After completion of secondary school in Tieling, Liaoning Province, China, in 2004 I enrolled at Sichuan University, Chengdu, Sichuan Province, where I received BS and MS degrees in Physics in 2008 and 2011, respectively. My research focused on developing lithography methods based on plasmonics, and my contributions were recognized by Sichuan University through the Excellence Fellowship Award and the Outstanding Senior Award. I became a PhD candidate in the Electrical and Computer Engineering department of the University of Minnesota in 2011. My advisor is Prof. P. Paul Ruden, and I expect to graduate in the fall of 2017. I have been awarded the College of Science and Engineering Fellowship and the Graduate School Doctoral Dissertation Fellowship.

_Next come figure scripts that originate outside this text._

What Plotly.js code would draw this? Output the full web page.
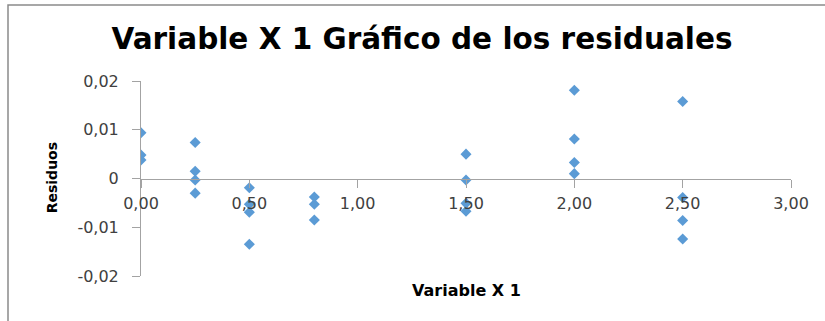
<!DOCTYPE html>
<html>
<head>
<meta charset="utf-8">
<script src="https://cdn.plot.ly/plotly-3.0.1.min.js"></script>
<style>
  html, body { margin: 0; padding: 0; background: #ffffff; }
  #chart { width: 825px; height: 321px; }
</style>
</head>
<body>
<div id="chart"></div>
<script>
// Residuals of the regression against Variable X 1
const variableX1 = [
  0, 0, 0,
  0.25, 0.25, 0.25, 0.25,
  0.5, 0.5, 0.5, 0.5,
  0.8, 0.8, 0.8,
  1.5, 1.5, 1.5, 1.5,
  2.0, 2.0, 2.0, 2.0,
  2.5, 2.5, 2.5, 2.5
];
const residuos = [
  0.0094, 0.0048, 0.0038,
  0.0074, 0.0015, -0.0003, -0.0030,
  -0.0019, -0.0053, -0.0069, -0.0135,
  -0.0038, -0.0053, -0.0085,
  0.0050, -0.0003, -0.0051, -0.0067,
  0.0181, 0.0081, 0.0033, 0.0010,
  0.0158, -0.0039, -0.0086, -0.0124
];

const xTickVals = [0, 0.5, 1, 1.5, 2, 2.5, 3];
const xTickText = ['0,00', '0,50', '1,00', '1,50', '2,00', '2,50', '3,00'];
const yTickVals = [-0.02, -0.01, 0, 0.01, 0.02];
const yTickText = ['-0,02', '-0,01', '0', '0,01', '0,02'];

const W = 825, H = 321;
const M = { l: 141, r: 34, t: 81, b: 45 };
const plotW = W - M.l - M.r, plotH = H - M.t - M.b;
// pixel -> paper helpers for the outer frame
const px = v => (v - M.l) / plotW;
const py = v => (H - M.b - v) / plotH;

const axisGrey = '#a3a3a3';
const tickFont = { family: 'DejaVu Sans', size: 16, color: '#404040' };

const trace = {
  type: 'scatter',
  mode: 'markers',
  x: variableX1,
  y: residuos,
  marker: { symbol: 'diamond', size: 8.5, color: '#5B9BD5', line: { width: 0 } },
  hoverinfo: 'x+y'
};

const layout = {
  width: W,
  height: H,
  margin: M,
  paper_bgcolor: '#ffffff',
  plot_bgcolor: '#ffffff',
  showlegend: false,
  title: {
    text: 'Variable X 1 Gráfico de los residuales',
    font: { family: 'DejaVu Sans', size: 29.5, color: '#000000', weight: 'bold' },
    xref: 'container', yref: 'container',
    x: 422 / W, xanchor: 'center',
    y: 1 - 39 / H, yanchor: 'middle'
  },
  xaxis: {
    range: [0, 3],
    tickvals: xTickVals,
    ticktext: xTickText,
    tickfont: tickFont,
    ticks: 'outside',
    ticklen: 8,
    tickcolor: axisGrey,
    showline: true,
    linecolor: axisGrey,
    linewidth: 1,
    showgrid: false,
    zeroline: false,
    anchor: 'free',
    position: 0.5,
    ticklabelstandoff: 2,
    fixedrange: true
  },
  yaxis: {
    range: [-0.02, 0.02],
    tickvals: yTickVals,
    ticktext: yTickText,
    tickfont: tickFont,
    ticks: 'outside',
    ticklen: 8,
    tickcolor: axisGrey,
    showline: true,
    linecolor: axisGrey,
    linewidth: 1,
    showgrid: false,
    zeroline: false,
    ticklabelstandoff: 10,
    fixedrange: true
  },
  annotations: [
    {
      text: 'Variable X 1',
      xref: 'paper', yref: 'paper',
      x: px(466), y: py(290.5),
      xanchor: 'center', yanchor: 'middle',
      showarrow: false,
      font: { family: 'DejaVu Sans', size: 16, color: '#000000', weight: 'bold' }
    },
    {
      text: 'Residuos',
      xref: 'paper', yref: 'paper',
      x: px(52), y: py(178.3),
      xanchor: 'center', yanchor: 'middle',
      textangle: -90,
      showarrow: false,
      font: { family: 'DejaVu Sans', size: 14, color: '#000000', weight: 'bold' }
    }
  ],
  shapes: [
    {
      type: 'rect',
      xref: 'paper', yref: 'paper',
      x0: px(8), x1: px(840),
      y0: py(340), y1: py(5),
      line: { color: '#8a8a8a', width: 1.5 },
      fillcolor: 'rgba(0,0,0,0)',
      layer: 'below'
    }
  ]
};

Plotly.newPlot('chart', [trace], layout, { displayModeBar: false, staticPlot: true });
</script>
</body>
</html>
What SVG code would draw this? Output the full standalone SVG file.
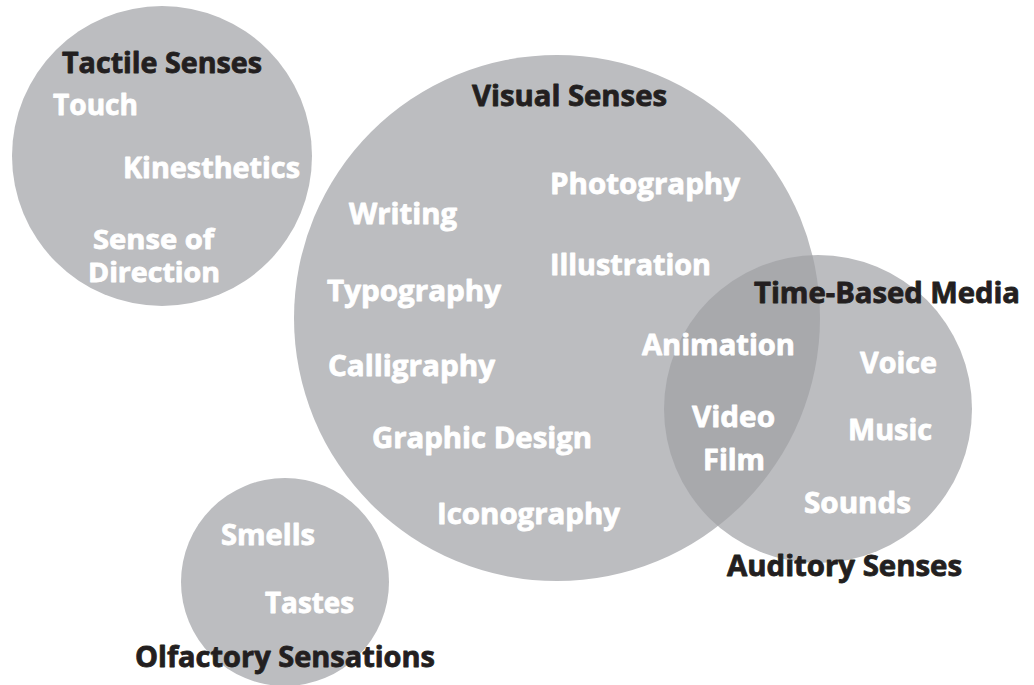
<svg xmlns="http://www.w3.org/2000/svg" width="1034" height="685" viewBox="0 0 1034 685">
<style>
.c{fill:#bcbdc0}
.ov{fill:#a8a9ac}
text{font-family:"Open Sans","Noto Sans","DejaVu Sans",sans-serif;font-weight:700;font-size:28px;stroke-width:0.8px;stroke-linejoin:round}
.w{fill:#ffffff;stroke:#ffffff}
.k{fill:#231f20;stroke:#231f20}
.s{font-size:26px}
</style>
<defs>
<clipPath id="audClip"><circle cx="818" cy="409" r="154"/></clipPath>
</defs>
<rect width="1034" height="685" fill="#ffffff"/>
<g id="tactile">
<circle class="c" cx="162" cy="156" r="150"/>
<text class="k" x="62" y="73" textLength="200" lengthAdjust="spacingAndGlyphs">Tactile Senses</text>
<text class="w" x="53" y="115" textLength="85" lengthAdjust="spacingAndGlyphs">Touch</text>
<text class="w" x="123" y="178" textLength="177" lengthAdjust="spacingAndGlyphs">Kinesthetics</text>
<text class="w s" x="93" y="249" textLength="121" lengthAdjust="spacingAndGlyphs">Sense of</text>
<text class="w s" x="88" y="282" textLength="132" lengthAdjust="spacingAndGlyphs">Direction</text>
</g>
<g id="visual">
<circle class="c" cx="557" cy="318" r="263"/>
</g>
<g id="auditory">
<circle class="c" cx="818" cy="409" r="154"/>
</g>
<g id="overlap">
<circle class="ov" cx="557" cy="318" r="263" clip-path="url(#audClip)"/>
</g>
<g id="olfactory">
<circle class="c" cx="285" cy="582" r="104"/>
<text class="w" x="221" y="545" textLength="94" lengthAdjust="spacingAndGlyphs">Smells</text>
<text class="w" x="265" y="613" textLength="89" lengthAdjust="spacingAndGlyphs">Tastes</text>
<text class="k" x="135" y="667" textLength="300" lengthAdjust="spacingAndGlyphs">Olfactory Sensations</text>
</g>
<g id="visual-labels">
<text class="k" x="472" y="106" textLength="195" lengthAdjust="spacingAndGlyphs">Visual Senses</text>
<text class="w" x="550" y="194" textLength="190" lengthAdjust="spacingAndGlyphs">Photography</text>
<text class="w" x="349" y="224" textLength="108" lengthAdjust="spacingAndGlyphs">Writing</text>
<text class="w" x="550" y="275" textLength="161" lengthAdjust="spacingAndGlyphs">Illustration</text>
<text class="w" x="327" y="301" textLength="174" lengthAdjust="spacingAndGlyphs">Typography</text>
<text class="w" x="328" y="376" textLength="167" lengthAdjust="spacingAndGlyphs">Calligraphy</text>
<text class="w" x="372" y="448" textLength="220" lengthAdjust="spacingAndGlyphs">Graphic Design</text>
<text class="w" x="437" y="524" textLength="183" lengthAdjust="spacingAndGlyphs">Iconography</text>
</g>
<g id="time-based-labels">
<text class="k" x="754" y="303" textLength="266" lengthAdjust="spacingAndGlyphs">Time-Based Media</text>
<text class="w" x="642" y="355" textLength="153" lengthAdjust="spacingAndGlyphs">Animation</text>
<text class="w" x="692" y="427" textLength="83" lengthAdjust="spacingAndGlyphs">Video</text>
<text class="w" x="703" y="470" textLength="62" lengthAdjust="spacingAndGlyphs">Film</text>
</g>
<g id="auditory-labels">
<text class="w" x="860" y="373" textLength="77" lengthAdjust="spacingAndGlyphs">Voice</text>
<text class="w" x="848" y="440" textLength="84" lengthAdjust="spacingAndGlyphs">Music</text>
<text class="w" x="804" y="513" textLength="107" lengthAdjust="spacingAndGlyphs">Sounds</text>
<text class="k" x="727" y="576" textLength="235" lengthAdjust="spacingAndGlyphs">Auditory Senses</text>
</g>
<g id="connectors"></g>
</svg>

In my MS program, I developed high throughput fabrication techniques and explored applications for the fabrication of photonic and electronic semiconductor devices. Plasmonics-assisted mask/non-mask lithography and imaging were proven to improve dramatically the efficiency of light coupling in near field lithography/imaging systems, and to decrease the critical dimensions of aerial patterns. The research also involved the modeling and fabrication of metamaterials that have special optical characteristics and perform as filters in photonic devices. This work is of immediate relevance to large-scale manufacturing of small feature size devices at low cost.
In the doctoral program, my research focuses on the physics of organic semiconductor materials and devices. The work extends from the analysis of the properties of materials to the development of analytical and numerical models for applications in flexible electronic and spintronic devices including organic molecular tunnel junctions and spin valves.
As a specific example for spintronic devices, the transport mechanism through organic molecules in self-assembled mono-layers is explored, and an analytical model was recently developed that elucidates how the Coulomb interaction gives rise to transmission probabilities that depend on spin. It was then investigated how spin relaxation and its dependence on an external magnetic field causes magneto-resistance. This work successfully explained recent experimental data obtained by the group of Prof. C. Daniel Frisbie in the department of Chemical Engineering and Materials Science at the University of Minnesota.
An example in the area of flexible electronic devices is my theoretical work on organic semiconductor field-effect transistors gated with ionic liquids. Very high charge carrier concentrations are induced with modest gate voltages, and intriguing new phenomena associated with the interaction between the semiconductor charge carriers and the ions in the liquid are critical. This work also involves close interaction with the experimental group of Prof. Frisbie. My current efforts in that area focus on the dynamics of these device structures.